# Required work:
Extract the run of lines that starts at the top of the records below and ends at the line with "3.8, 3.9, 4.0];", keeping both ends and excluding pictures.

# Information shown:
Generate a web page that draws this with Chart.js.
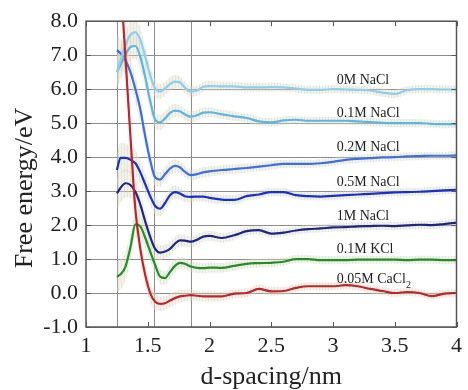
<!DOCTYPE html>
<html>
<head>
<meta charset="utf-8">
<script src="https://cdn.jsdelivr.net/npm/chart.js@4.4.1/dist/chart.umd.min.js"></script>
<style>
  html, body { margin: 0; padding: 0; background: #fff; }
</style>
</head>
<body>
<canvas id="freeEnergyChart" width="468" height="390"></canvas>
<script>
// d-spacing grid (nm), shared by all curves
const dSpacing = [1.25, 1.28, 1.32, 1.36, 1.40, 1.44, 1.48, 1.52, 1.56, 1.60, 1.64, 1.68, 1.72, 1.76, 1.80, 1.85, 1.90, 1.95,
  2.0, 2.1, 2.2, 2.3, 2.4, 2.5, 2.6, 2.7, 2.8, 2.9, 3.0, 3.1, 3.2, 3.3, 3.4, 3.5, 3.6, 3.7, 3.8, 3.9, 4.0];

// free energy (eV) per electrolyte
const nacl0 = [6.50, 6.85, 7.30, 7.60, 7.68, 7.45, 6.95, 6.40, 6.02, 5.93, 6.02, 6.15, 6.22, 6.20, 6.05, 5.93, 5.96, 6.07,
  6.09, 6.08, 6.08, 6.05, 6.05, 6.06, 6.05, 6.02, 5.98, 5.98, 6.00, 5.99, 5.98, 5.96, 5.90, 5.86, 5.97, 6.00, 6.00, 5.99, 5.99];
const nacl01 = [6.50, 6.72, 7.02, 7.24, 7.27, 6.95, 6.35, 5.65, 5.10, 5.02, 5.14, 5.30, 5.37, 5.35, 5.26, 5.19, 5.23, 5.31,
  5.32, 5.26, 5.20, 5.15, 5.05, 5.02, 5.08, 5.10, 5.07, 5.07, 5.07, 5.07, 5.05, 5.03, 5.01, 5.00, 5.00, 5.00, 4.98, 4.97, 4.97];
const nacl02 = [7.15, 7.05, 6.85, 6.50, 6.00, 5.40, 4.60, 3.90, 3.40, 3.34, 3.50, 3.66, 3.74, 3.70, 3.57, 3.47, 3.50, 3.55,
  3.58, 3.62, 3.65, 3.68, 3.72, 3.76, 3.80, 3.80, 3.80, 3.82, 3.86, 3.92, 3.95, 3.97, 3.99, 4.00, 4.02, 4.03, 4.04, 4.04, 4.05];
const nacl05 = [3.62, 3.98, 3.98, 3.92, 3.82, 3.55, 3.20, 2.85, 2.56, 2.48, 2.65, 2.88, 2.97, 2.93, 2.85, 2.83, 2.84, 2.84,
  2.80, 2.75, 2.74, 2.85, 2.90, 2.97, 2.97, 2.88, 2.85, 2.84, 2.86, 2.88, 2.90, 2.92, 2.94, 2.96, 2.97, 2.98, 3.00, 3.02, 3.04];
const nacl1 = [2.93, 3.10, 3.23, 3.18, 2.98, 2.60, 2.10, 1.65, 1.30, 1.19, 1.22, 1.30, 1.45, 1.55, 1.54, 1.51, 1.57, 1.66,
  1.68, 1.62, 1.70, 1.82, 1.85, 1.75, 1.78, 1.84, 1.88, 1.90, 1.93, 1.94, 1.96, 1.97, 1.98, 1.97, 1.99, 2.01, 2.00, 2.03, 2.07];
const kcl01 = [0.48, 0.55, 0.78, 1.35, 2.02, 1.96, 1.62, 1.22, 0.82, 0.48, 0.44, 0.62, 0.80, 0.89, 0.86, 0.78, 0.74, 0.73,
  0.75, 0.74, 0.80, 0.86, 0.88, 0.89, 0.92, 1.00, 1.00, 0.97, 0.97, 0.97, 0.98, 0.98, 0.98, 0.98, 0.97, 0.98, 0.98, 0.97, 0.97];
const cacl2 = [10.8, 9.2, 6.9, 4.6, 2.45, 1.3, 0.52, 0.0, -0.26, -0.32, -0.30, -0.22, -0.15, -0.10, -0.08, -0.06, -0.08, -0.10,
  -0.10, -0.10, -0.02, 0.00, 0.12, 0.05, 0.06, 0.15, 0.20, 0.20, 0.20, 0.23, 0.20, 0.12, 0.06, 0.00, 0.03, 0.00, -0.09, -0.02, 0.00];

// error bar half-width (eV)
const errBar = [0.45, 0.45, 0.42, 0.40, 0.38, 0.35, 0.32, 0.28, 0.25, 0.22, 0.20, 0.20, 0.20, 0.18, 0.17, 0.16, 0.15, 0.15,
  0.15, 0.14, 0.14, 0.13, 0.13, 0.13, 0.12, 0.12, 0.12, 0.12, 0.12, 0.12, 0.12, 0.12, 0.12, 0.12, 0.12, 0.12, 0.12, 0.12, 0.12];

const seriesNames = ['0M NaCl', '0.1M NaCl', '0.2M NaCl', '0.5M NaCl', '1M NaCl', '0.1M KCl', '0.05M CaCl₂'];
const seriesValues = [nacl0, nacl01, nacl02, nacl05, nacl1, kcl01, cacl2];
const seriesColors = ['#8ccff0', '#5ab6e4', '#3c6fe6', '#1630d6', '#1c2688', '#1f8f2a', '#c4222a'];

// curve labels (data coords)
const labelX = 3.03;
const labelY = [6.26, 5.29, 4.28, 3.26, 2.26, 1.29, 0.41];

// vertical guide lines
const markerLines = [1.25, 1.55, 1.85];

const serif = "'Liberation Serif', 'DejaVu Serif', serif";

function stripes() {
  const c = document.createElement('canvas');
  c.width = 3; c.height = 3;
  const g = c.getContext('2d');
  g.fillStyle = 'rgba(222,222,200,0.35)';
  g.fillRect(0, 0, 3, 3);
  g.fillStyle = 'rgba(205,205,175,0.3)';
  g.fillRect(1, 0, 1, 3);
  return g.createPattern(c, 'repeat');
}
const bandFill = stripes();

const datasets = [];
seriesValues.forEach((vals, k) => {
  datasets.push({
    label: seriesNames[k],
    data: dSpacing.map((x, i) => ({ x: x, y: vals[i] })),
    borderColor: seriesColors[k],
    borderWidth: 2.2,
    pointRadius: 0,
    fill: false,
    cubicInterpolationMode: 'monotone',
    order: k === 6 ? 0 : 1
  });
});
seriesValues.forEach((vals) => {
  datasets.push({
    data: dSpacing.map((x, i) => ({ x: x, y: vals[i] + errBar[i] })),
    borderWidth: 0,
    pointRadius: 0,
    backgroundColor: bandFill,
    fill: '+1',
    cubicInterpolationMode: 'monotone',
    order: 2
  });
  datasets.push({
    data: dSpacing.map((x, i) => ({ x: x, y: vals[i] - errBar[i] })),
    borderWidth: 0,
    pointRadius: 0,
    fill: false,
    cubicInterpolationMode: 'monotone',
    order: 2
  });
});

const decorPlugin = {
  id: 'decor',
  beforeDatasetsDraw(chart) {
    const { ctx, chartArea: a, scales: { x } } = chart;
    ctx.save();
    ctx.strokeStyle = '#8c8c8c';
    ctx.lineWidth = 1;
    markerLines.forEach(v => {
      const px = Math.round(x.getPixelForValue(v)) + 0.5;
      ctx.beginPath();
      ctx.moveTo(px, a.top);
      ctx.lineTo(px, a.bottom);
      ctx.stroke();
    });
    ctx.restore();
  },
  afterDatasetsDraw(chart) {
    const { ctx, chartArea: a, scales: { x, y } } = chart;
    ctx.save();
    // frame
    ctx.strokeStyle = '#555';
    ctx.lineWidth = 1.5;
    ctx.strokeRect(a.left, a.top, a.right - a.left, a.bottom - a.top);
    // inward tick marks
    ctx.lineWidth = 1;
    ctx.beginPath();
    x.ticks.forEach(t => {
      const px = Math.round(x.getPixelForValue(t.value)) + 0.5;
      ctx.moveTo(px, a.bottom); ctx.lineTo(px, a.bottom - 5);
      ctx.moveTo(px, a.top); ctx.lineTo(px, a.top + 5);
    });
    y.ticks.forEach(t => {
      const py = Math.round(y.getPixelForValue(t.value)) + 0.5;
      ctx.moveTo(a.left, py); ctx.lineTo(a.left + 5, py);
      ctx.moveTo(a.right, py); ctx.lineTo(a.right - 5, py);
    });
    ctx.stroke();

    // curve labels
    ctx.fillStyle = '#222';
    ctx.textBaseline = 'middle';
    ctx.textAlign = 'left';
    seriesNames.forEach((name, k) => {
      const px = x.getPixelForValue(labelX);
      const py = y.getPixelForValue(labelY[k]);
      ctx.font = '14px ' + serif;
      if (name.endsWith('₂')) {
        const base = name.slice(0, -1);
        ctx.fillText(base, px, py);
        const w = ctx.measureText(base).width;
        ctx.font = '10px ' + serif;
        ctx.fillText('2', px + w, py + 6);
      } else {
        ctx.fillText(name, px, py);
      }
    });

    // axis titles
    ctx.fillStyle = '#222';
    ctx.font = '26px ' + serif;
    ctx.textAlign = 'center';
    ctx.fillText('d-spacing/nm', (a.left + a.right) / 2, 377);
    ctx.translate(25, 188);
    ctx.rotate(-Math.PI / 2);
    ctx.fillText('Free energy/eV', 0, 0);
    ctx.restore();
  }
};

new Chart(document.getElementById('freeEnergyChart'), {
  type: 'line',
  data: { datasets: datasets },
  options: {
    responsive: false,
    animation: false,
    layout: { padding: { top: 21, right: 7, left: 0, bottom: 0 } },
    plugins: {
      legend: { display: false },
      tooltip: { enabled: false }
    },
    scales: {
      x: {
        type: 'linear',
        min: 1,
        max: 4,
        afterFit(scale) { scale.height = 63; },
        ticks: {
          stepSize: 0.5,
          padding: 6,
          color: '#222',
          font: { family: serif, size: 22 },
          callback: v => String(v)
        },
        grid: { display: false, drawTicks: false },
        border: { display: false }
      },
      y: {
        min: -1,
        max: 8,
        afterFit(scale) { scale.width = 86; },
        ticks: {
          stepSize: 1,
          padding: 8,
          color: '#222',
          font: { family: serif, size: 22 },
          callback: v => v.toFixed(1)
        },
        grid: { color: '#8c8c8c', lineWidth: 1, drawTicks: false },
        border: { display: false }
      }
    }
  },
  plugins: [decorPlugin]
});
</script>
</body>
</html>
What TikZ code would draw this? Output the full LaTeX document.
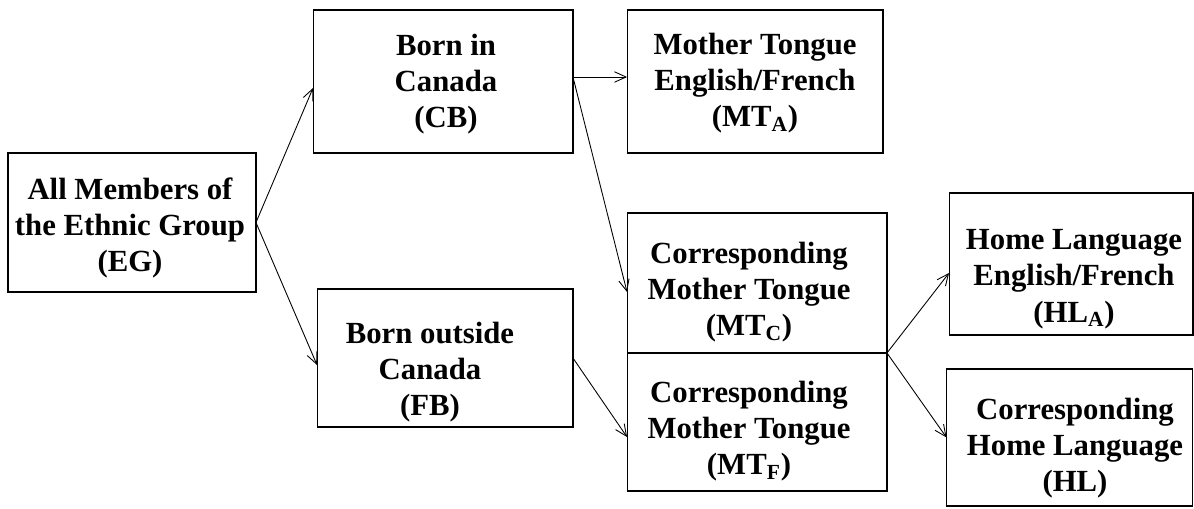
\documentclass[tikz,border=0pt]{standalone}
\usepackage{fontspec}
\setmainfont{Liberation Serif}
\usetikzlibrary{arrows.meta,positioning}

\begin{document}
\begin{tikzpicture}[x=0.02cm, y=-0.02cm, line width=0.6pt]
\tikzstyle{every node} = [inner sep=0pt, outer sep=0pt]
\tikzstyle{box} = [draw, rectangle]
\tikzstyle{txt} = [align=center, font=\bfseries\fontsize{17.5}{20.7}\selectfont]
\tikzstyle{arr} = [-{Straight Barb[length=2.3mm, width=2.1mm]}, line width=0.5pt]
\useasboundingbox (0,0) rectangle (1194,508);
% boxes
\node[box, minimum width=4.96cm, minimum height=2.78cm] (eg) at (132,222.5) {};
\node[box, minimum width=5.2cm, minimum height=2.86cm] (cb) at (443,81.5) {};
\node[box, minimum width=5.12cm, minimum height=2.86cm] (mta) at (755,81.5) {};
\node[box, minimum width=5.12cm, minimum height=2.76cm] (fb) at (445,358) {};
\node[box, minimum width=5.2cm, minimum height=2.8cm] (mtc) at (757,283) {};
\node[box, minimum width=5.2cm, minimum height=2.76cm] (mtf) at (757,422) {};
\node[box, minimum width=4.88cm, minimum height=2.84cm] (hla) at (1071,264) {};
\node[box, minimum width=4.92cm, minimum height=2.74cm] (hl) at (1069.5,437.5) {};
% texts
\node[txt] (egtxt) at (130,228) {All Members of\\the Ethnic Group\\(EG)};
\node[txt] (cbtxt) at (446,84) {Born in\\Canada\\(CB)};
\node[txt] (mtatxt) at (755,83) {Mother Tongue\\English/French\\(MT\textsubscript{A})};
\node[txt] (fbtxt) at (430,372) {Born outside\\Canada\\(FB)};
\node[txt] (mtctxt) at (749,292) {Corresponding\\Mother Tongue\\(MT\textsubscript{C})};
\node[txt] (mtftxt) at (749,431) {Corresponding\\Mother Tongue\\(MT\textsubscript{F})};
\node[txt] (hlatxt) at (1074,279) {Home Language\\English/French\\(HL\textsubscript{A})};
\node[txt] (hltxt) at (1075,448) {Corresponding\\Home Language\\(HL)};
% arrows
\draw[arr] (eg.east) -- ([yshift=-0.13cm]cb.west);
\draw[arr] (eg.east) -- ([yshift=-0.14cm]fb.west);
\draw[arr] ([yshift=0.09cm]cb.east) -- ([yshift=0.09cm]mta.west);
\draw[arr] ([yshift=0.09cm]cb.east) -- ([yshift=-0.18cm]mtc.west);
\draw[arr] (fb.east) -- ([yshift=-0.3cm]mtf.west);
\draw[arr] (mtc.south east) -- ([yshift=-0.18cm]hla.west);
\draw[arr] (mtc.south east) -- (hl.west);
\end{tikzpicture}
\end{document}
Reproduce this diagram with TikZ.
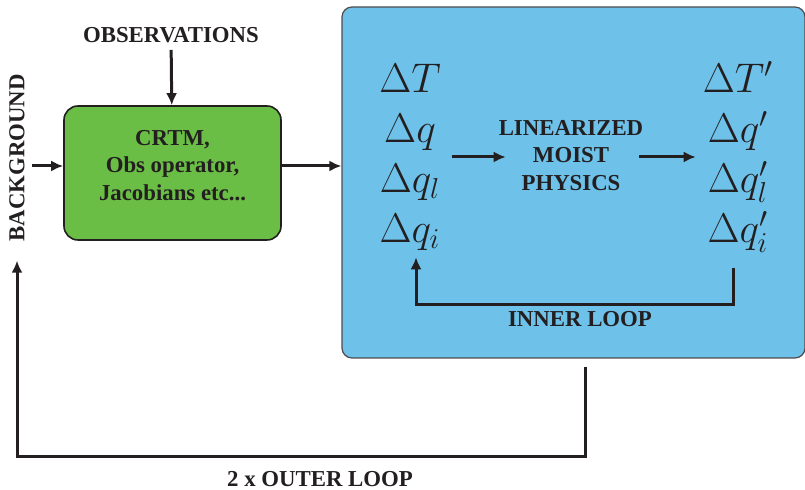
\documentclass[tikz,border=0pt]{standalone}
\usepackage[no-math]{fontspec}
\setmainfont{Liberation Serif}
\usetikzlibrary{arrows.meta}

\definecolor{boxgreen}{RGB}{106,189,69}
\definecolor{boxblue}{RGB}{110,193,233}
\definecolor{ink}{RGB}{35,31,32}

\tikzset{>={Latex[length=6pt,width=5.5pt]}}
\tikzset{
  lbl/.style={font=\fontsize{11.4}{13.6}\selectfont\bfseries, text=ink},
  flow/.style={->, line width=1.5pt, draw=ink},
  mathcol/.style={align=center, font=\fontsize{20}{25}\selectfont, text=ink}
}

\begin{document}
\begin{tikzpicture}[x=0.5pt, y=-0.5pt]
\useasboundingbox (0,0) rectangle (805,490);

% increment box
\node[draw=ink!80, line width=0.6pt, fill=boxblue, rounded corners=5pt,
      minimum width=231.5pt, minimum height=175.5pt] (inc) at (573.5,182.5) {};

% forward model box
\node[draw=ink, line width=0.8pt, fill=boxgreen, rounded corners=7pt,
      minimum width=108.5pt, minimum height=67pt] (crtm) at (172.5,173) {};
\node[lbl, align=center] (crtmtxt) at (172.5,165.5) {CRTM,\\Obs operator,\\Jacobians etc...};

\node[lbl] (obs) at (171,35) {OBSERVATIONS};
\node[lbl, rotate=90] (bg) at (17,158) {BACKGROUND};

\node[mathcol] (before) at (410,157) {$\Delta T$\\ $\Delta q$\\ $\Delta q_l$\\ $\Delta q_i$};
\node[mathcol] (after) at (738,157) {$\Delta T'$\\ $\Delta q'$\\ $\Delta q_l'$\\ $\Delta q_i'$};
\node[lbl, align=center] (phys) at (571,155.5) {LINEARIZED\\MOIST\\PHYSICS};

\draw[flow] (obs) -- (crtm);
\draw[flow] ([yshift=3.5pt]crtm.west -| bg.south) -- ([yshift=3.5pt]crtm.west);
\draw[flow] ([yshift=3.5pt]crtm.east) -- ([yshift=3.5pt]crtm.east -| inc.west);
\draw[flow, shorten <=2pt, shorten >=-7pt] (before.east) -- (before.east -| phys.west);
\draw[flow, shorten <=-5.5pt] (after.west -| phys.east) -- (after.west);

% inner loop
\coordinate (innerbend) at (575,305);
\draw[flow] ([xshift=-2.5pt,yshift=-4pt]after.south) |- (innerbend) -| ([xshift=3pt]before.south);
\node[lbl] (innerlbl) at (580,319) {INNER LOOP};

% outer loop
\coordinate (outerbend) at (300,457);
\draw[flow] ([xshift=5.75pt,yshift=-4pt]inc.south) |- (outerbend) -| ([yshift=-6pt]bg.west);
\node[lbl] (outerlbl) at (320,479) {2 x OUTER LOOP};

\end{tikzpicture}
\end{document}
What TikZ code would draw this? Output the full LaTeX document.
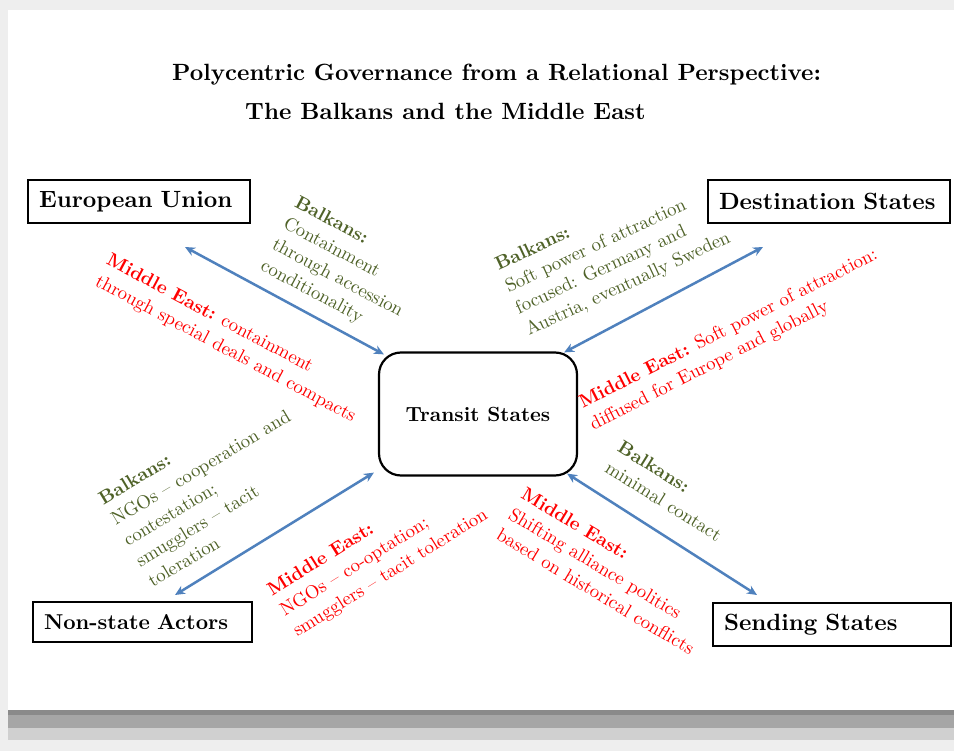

# In response:
Generate a web page that draws this with Chart.js.
<!DOCTYPE html>
<html>
<head>
<meta charset="utf-8">
<script src="https://cdn.jsdelivr.net/npm/chart.js@4.4.1/dist/chart.umd.min.js"></script>
<style>
  html, body { margin: 0; padding: 0; background: #fff; }
</style>
</head>
<body>
<canvas id="freeEnergyChart" width="468" height="390"></canvas>
<script>
// d-spacing grid (nm), shared by all curves
const dSpacing = [1.25, 1.28, 1.32, 1.36, 1.40, 1.44, 1.48, 1.52, 1.56, 1.60, 1.64, 1.68, 1.72, 1.76, 1.80, 1.85, 1.90, 1.95,
  2.0, 2.1, 2.2, 2.3, 2.4, 2.5, 2.6, 2.7, 2.8, 2.9, 3.0, 3.1, 3.2, 3.3, 3.4, 3.5, 3.6, 3.7, 3.8, 3.9, 4.0];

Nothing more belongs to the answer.